Sentence-BERT: Sentence Embeddings using Siamese BERT-Networks
The paper "Sentence-BERT: Sentence Embeddings using Siamese BERT-Networks" by Nils Reimers and Iryna Gurevych addresses a critical challenge in NLP: the derivation of semantically meaningful sentence embeddings that are computationally efficient for tasks such as semantic similarity search, clustering, and information retrieval. By modifying the BERT architecture to use siamese and triplet networks, they propose Sentence-BERT (SBERT), a method that creates fixed-size sentence embeddings which can be easily compared using cosine-similarity.
Introduction
BERT and its variant RoBERTa have shown excellent performance on a range of NLP tasks, including sentence-pair regression tasks such as Semantic Textual Similarity (STS). These models, however, are computationally intensive as they require both sentences to be fed into the network simultaneously, making them impractical for large-scale tasks. The paper introduces SBERT to address these limitations by enabling single-pass computation of sentence embeddings.
Model and Methodology
SBERT modifies the BERT network by introducing a pooling layer to derive specific, fixed-size sentence embeddings. These embeddings are fine-tuned via siamese and triplet network structures to ensure semantically similar sentences are close in the vector space. The primary methods experimented with include:
- Classification Objective Function: Features concatenation of embeddings with trainable weights, optimized using cross-entropy loss.

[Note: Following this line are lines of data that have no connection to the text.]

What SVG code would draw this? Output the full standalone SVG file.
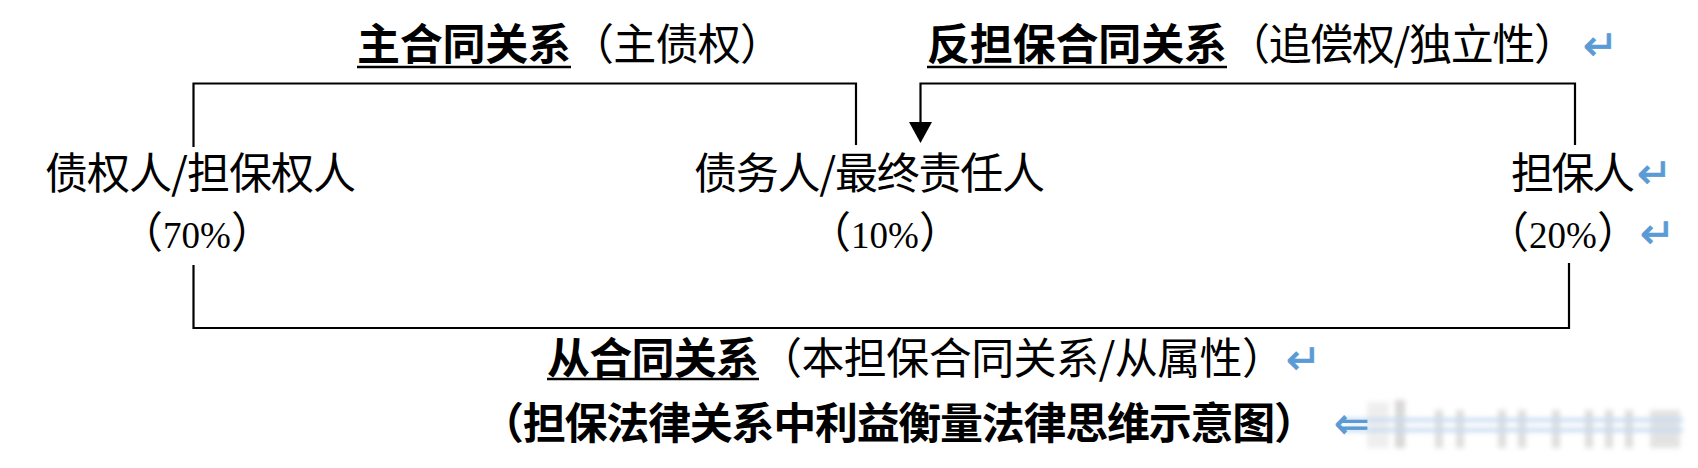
<svg xmlns="http://www.w3.org/2000/svg" width="1698" height="468" viewBox="0 0 1698 468">
<style>
.t{font-family:"Noto Sans CJK SC","Noto Sans CJK JP",sans-serif;font-size:43px;fill:#000}
.b{font-weight:bold}
.n{font-family:"Liberation Serif",serif;font-size:37px}
.pm{font-family:"DejaVu Sans",sans-serif;font-size:42px;fill:#5b9bd5;stroke:#5b9bd5;stroke-width:0.8}
.ln{stroke:#000;stroke-width:2.2;fill:none}
.ul{stroke:#000;stroke-width:2.5}
</style>
<defs>
<filter id="blur" x="-10%" y="-50%" width="120%" height="200%"><feGaussianBlur stdDeviation="2.5"/></filter>
</defs>
<rect width="1698" height="468" fill="#fff"/>
<g id="connectors">
<path class="ln" d="M193.5,147 V83.5 H856 V145"/>
<path d="M1575,145 V83.5 H920.5 V122" class="ln"/>
<path d="M909,122 L932,122 L920.5,143 Z" fill="#000"/>
<path class="ln" d="M193.5,265 V328 H1569 V263"/>
</g>
<g id="title-main">
<text class="t b" x="357" y="60" textLength="214">主合同关系</text>
<line class="ul" x1="357" y1="67" x2="571" y2="67"/>
<text class="t" x="571" y="60" font-size="42" textLength="212">（主债权）</text>
</g>
<g id="title-counter">
<text class="t b" x="927" y="60" textLength="300">反担保合同关系</text>
<line class="ul" x1="927" y1="67" x2="1227" y2="67"/>
<text class="t" x="1227" y="60" font-size="42" textLength="350">（追偿权/独立性）</text>
<text class="pm" x="1583" y="60">↵</text>
</g>
<g id="creditor">
<text class="t" x="45" y="189" textLength="311">债权人/担保权人</text>
<text class="t" x="197" y="248" text-anchor="middle">（<tspan class="n">70%</tspan>）</text>
</g>
<g id="debtor">
<text class="t" x="694" y="189" textLength="351">债务人/最终责任人</text>
<text class="t" x="885" y="248" text-anchor="middle">（<tspan class="n">10%</tspan>）</text>
</g>
<g id="guarantor">
<text class="t" x="1511" y="189" textLength="124">担保人</text>
<text class="pm" x="1637" y="188">↵</text>
<text class="t" x="1563" y="248" text-anchor="middle">（<tspan class="n">20%</tspan>）</text>
<text class="pm" x="1640" y="248">↵</text>
</g>
<g id="title-sub">
<text class="t b" x="547" y="374" textLength="212">从合同关系</text>
<line class="ul" x1="547" y1="379" x2="759" y2="379"/>
<text class="t" x="759" y="374" font-size="42" textLength="526">（本担保合同关系/从属性）</text>
<text class="pm" x="1286" y="374">↵</text>
</g>
<g id="caption">
<text class="t b" x="481" y="439" font-size="44" textLength="836">（担保法律关系中利益衡量法律思维示意图）</text>
<g filter="url(#blur)" opacity="0.6">
<rect x="1367" y="402" width="22" height="46" fill="#e4e4e4"/>
<rect x="1395" y="400" width="10" height="48" fill="#bdbdbd"/>
<rect x="1435" y="410" width="8" height="38" fill="#c8c8c8"/>
<rect x="1456" y="410" width="8" height="38" fill="#c8c8c8"/>
<rect x="1498" y="410" width="8" height="38" fill="#c8c8c8"/>
<rect x="1518" y="410" width="8" height="38" fill="#c8c8c8"/>
<rect x="1552" y="410" width="8" height="38" fill="#c8c8c8"/>
<rect x="1585" y="410" width="8" height="38" fill="#c8c8c8"/>
<rect x="1605" y="410" width="8" height="38" fill="#c8c8c8"/>
<rect x="1625" y="410" width="8" height="38" fill="#c8c8c8"/>
<rect x="1650" y="410" width="30" height="38" fill="#d0d0d0"/>
<rect x="1345" y="418" width="338" height="4" fill="#9ec3e6"/>
<rect x="1345" y="428" width="338" height="4" fill="#9ec3e6"/>
</g>
<text class="pm" x="1334" y="438" font-size="40">⇐</text>
</g>
</svg>
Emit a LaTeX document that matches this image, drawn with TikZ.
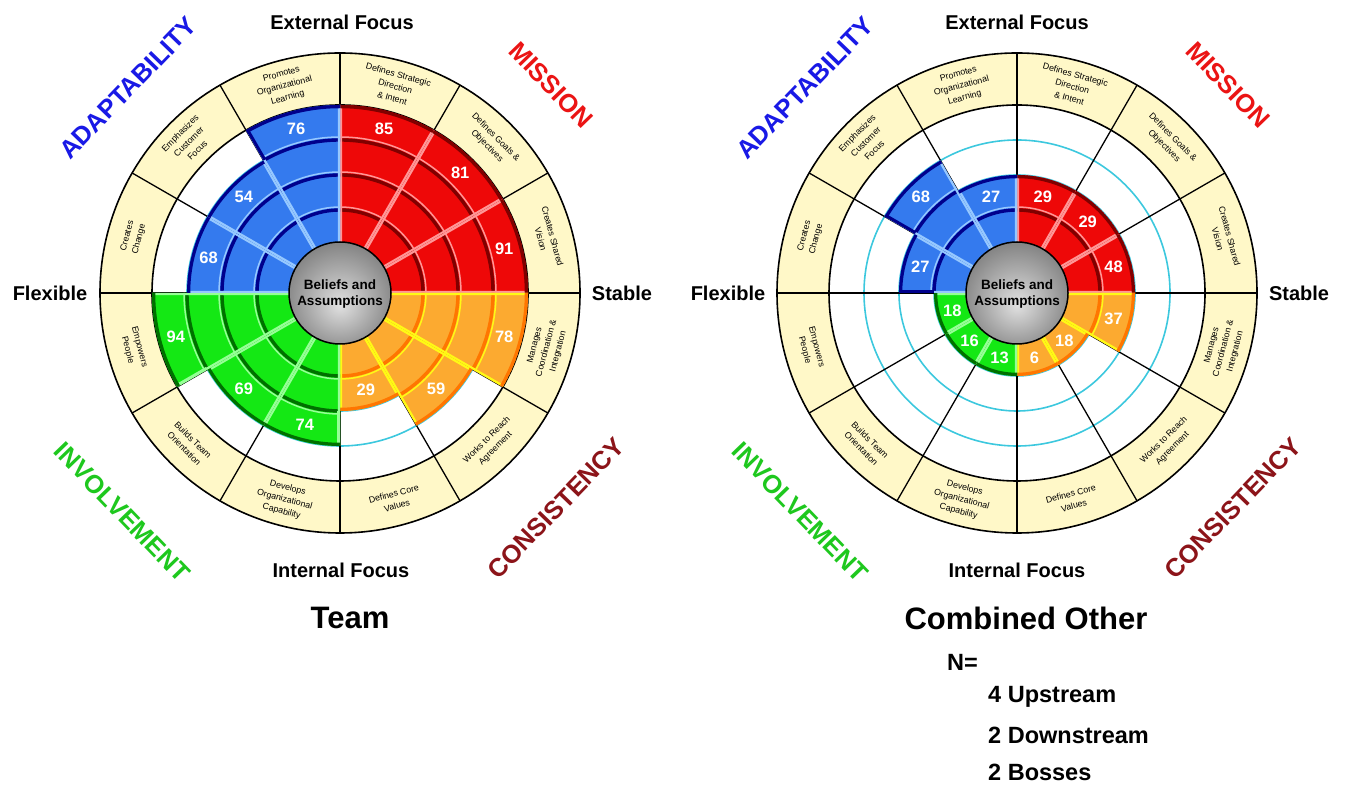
\documentclass[tikz,border=0pt]{standalone}
\usepackage{tikz}
\usepackage{fontspec}
\setmainfont{Liberation Sans}
% quadrant colours: 0 red (Mission), 1 orange (Consistency), 2 green (Involvement), 3 blue (Adaptability)
\definecolor{qf0}{RGB}{238,8,8}
\definecolor{qd0}{RGB}{128,0,0}
\definecolor{ql0}{RGB}{255,150,150}
\definecolor{qf1}{RGB}{252,170,48}
\definecolor{qd1}{RGB}{255,118,0}
\definecolor{ql1}{RGB}{255,250,20}
\definecolor{qf2}{RGB}{20,232,20}
\definecolor{qd2}{RGB}{0,112,0}
\definecolor{ql2}{RGB}{150,255,150}
\definecolor{qf3}{RGB}{52,122,238}
\definecolor{qd3}{RGB}{0,0,140}
\definecolor{ql3}{RGB}{150,200,255}
\colorlet{qe0}{qd0}
\colorlet{qe1}{ql1}
\colorlet{qe2}{ql2}
\colorlet{qe3}{qd3}
\definecolor{cream}{RGB}{255,248,200}
\definecolor{ringcyan}{RGB}{60,200,222}
\definecolor{adaptblue}{RGB}{25,25,230}
\definecolor{missionred}{RGB}{235,20,20}
\definecolor{consistred}{RGB}{140,20,25}
\definecolor{involvgreen}{RGB}{30,200,30}
\definecolor{bgA}{RGB}{225,225,225}
\definecolor{bgB}{RGB}{170,170,170}
\definecolor{bgC}{RGB}{110,110,110}
\definecolor{bgD}{RGB}{55,55,55}
\pgfdeclareradialshading{ballsh}{\pgfpoint{0bp}{-6bp}}{color(0bp)=(bgA); color(16bp)=(bgB); color(34bp)=(bgC); color(50bp)=(bgD)}

\newcommand\denchart[4]{%
\begin{scope}[shift={(#1,#2)}]
  \def\bands{#3}%
  \def\vals{#4}%
  % outer cream ring
  \fill[cream, even odd rule] (0,0) circle[radius=240] (0,0) circle[radius=188];
  % quartile rings
  \foreach \rr in {83,118,153}{\draw[ringcyan, line width=1.6] (0,0) circle[radius=\rr];}
  % radial lines
  \foreach \a in {0,30,...,330}{\draw[black, line width=1.3] (0,0) -- (\a:240);}
  \draw[black, line width=1.6] (0,0) circle[radius=188];
  \draw[black, line width=1.6] (0,0) circle[radius=240];
  % sectors
  \foreach \i in {0,...,11}{
    \pgfmathsetmacro\aone{60-30*\i}
    \pgfmathsetmacro\atwo{90-30*\i}
    \pgfmathtruncatemacro\q{int(\i/3)}
    \pgfmathtruncatemacro\b{\bands[\i]}
    \pgfmathtruncatemacro\iccw{mod(\i+11,12)}
    \pgfmathtruncatemacro\bccw{\bands[\iccw]}
    \pgfmathsetmacro\R{48+35*\b}
    \pgfmathsetmacro\Rp{\R+8}
    \pgfmathsetmacro\Rccw{48+35*\bccw}
    \begin{scope}
      \clip (0,0) -- (\aone:\R) arc[start angle=\aone, end angle=\atwo, radius=\R] -- cycle;
      \fill[fill=qf\q] (0,0) circle[radius=\R];
      \foreach \k in {1,2,3}{
        \ifnum\k<\b
          \draw[draw=qd\q, line width=3.4] (0,0) circle[radius=48+35*\k];
          \draw[draw=ql\q, line width=1.5] (0,0) circle[radius=51+35*\k];
        \fi
      }
      \draw[draw=ql\q, line width=4.4] (0,0) -- (\aone:\Rp) (0,0) -- (\atwo:\Rp);
      \ifnum\bccw<\b
        \draw[draw=qe\q, line width=6] (\atwo:\Rccw) -- (\atwo:\Rp);
      \fi
      \draw[draw=qd\q, line width=6.5] (0,0) circle[radius=\R];
    \end{scope}
  }
  % central ball
  \shade[shading=ballsh] (0,0) circle[radius=51];
  \draw[black, line width=1.5] (0,0) circle[radius=51];
  \node[balltext] (ball#1) at (0,-1) {Beliefs and\\Assumptions};
  % values
  \foreach \i in {0,...,11}{
    \pgfmathtruncatemacro\b{\bands[\i]}
    \pgfmathtruncatemacro\v{\vals[\i]}
    \pgfmathsetmacro\m{75-30*\i}
    \pgfmathsetmacro\rl{{67,100,136,170}[\b-1]}
    \node[numlab] (n#1-\i) at (\m:\rl) {\v};
  }
  % cell texts
  \foreach \m/\t in {75/{Defines Strategic\\Direction\\\& Intent},
                     45/{Defines Goals \&\\Objectives},
                     15/{Creates Shared\\Vision},
                     -15/{Manages\\Coordination \&\\Integration},
                     -45/{Works to Reach\\Agreement},
                     -75/{Defines Core\\Values},
                     -105/{Develops\\Organizational\\Capability},
                     -135/{Builds Team\\Orientation},
                     -165/{Empowers\\People},
                     165/{Creates\\Change},
                     135/{Emphasizes\\Customer\\Focus},
                     105/{Promotes\\Organizational\\Learning}}{
    \pgfmathsetmacro\rot{\m>0 ? \m-90 : \m+90}
    \node[celltext, rotate=\rot] at (\m:214) {\t};
  }
\end{scope}}

\begin{document}
\begin{tikzpicture}[x=1pt, y=1pt,
  numlab/.style={text=white, font=\bfseries\fontsize{16.5}{18}\selectfont, inner sep=0},
  celltext/.style={align=center, font=\fontsize{8.8}{12.2}\selectfont, inner sep=0},
  balltext/.style={align=center, font=\bfseries\fontsize{13.5}{15.5}\selectfont, inner sep=0},
  axislab/.style={font=\bfseries\fontsize{20}{24}\selectfont, inner sep=0},
  catlab/.style={font=\bfseries\fontsize{25.5}{30}\selectfont, inner sep=0},
  titlelab/.style={font=\bfseries\fontsize{31}{36}\selectfont, inner sep=0},
  nlab/.style={font=\bfseries\fontsize{23.5}{28}\selectfont, inner sep=0, anchor=west}]
\useasboundingbox (0,0) rectangle (1348,789);
\fill[white] (0,0) rectangle (1348,789);

% ---------------- left chart: Team ----------------
\denchart{340}{496}{{4,4,4,4,3,2,3,3,4,3,3,4}}{{85,81,91,78,59,29,74,69,94,68,54,76}}
\node[axislab] (ext1) at (342,767) {External Focus};
\node[axislab] (int1) at (341,219) {Internal Focus};
\node[axislab] (flex1) at (50,496) {Flexible};
\node[axislab] (stab1) at (622,496) {Stable};
\node[catlab, text=adaptblue, rotate=46] (ad1) at (128,701) {ADAPTABILITY};
\node[catlab, text=missionred, rotate=-46] (mi1) at (551,704) {MISSION};
\node[catlab, text=consistred, rotate=46] (co1) at (556,281) {CONSISTENCY};
\node[catlab, text=involvgreen, rotate=-46] (in1) at (122,277) {INVOLVEMENT};
\node[titlelab] (team) at (350,171) {Team};

% ---------------- right chart: Combined Other ----------------
\denchart{1017}{496}{{2,2,2,2,1,1,1,1,1,2,3,2}}{{29,29,48,37,18,6,13,16,18,27,68,27}}
\node[axislab] (ext2) at (1017,767) {External Focus};
\node[axislab] (int2) at (1017,219) {Internal Focus};
\node[axislab] (flex2) at (728,496) {Flexible};
\node[axislab] (stab2) at (1299,496) {Stable};
\node[catlab, text=adaptblue, rotate=46] (ad2) at (805,701) {ADAPTABILITY};
\node[catlab, text=missionred, rotate=-46] (mi2) at (1228,704) {MISSION};
\node[catlab, text=consistred, rotate=46] (co2) at (1233,281) {CONSISTENCY};
\node[catlab, text=involvgreen, rotate=-46] (in2) at (800,277) {INVOLVEMENT};
\node[titlelab] (comb) at (1026,171) {Combined Other};
\node[nlab] (nn) at (947,127) {N=};
\node[nlab] (up) at (988,92) {4 Upstream};
\node[nlab] (down) at (988,54) {2 Downstream};
\node[nlab] (boss) at (988,17) {2 Bosses};
\end{tikzpicture}
\end{document}
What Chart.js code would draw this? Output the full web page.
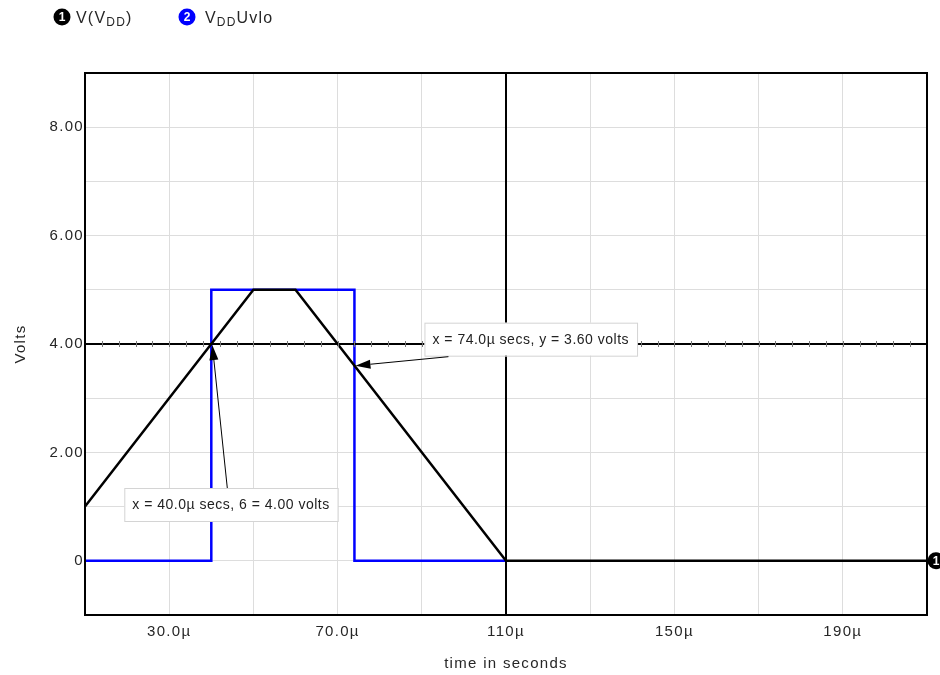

- Regression Objective Function: Utilizes cosine similarity between embeddings, optimized with mean squared error loss.
- Triplet Objective Function: Utilizes triplet loss to ensure embeddings of similar sentences are closer.
The pooling layer experiments included CLS-token output, mean-pooling, and max-pooling, with mean-pooling generally yielding the best results.
Evaluation
The evaluation covered both unsupervised and supervised tasks across multiple datasets such as STS12-16, STS benchmark, SICK-R, and more. The results showed that SBERT significantly outperforms traditional BERT embeddings, as well as other sentence embedding methods like InferSent and Universal Sentence Encoder.
Unsupervised STS Tasks
SBERT demonstrated superior performance on several STS tasks, achieving improvements such as 11.7 points over InferSent and 5.5 points over Universal Sentence Encoder. Importantly, the computational efficiency of SBERT is dramatically enhanced, reducing the sentence similarity search time from 65 hours (BERT) to approximately 5 seconds.
Supervised STS with STS Benchmark
For supervised tasks, fine-tuning SBERT on the STS Benchmark data achieved comparable or better results than state-of-the-art methods, emphasizing the effectiveness of SBERT's architecture in various contexts.
Specialized Evaluations
SBERT was also evaluated on more specialized datasets like the Argument Facet Similarity (AFS) corpus and Wikipedia Sections Distinction dataset, further solidifying its standing as a robust and versatile method for generating high-quality sentence embeddings:
- AFS Corpus: SBERT nearly matched BERT’s performance in 10-fold cross-validation but showed a performance drop in cross-topic evaluation, highlighting the challenge for generalization across diverse topics.
- Wikipedia Sections Distinction: SBERT achieved high accuracy, outperforming previous approaches and demonstrating its capacity for fine-grained semantic understanding.
SentEval Toolkit
Using the SentEval toolkit, SBERT also excelled on various sentiment and classification tasks, surpassing InferSent and Universal Sentence Encoder in most tasks. This demonstrates SBERT's versatility beyond mere semantic similarity tasks.
Computational Efficiency
Efficiency tests confirmed that SBERT is notably faster than other methods like InferSent and Universal Sentence Encoder, especially when leveraging GPUs and optimized batching strategies.
Conclusion
SBERT represents a significant step in sentence embedding methods by combining the strengths of BERT with the computational efficiency of siamese and triplet network structures. SBERT delivers high-quality embeddings that can be efficiently computed and effectively applied across a broad range of NLP tasks. The work underscores not only the practical implications for large-scale semantic tasks but also the ongoing evolution of efficient NLP models.
In conclusion, the SBERT model demonstrates substantial improvements in both the performance and scalability of sentence embeddings, making it a valuable tool for researchers and practitioners alike. Future directions could involve further refinements and adaptations of SBERT to address broader sets of NLP challenges and datasets.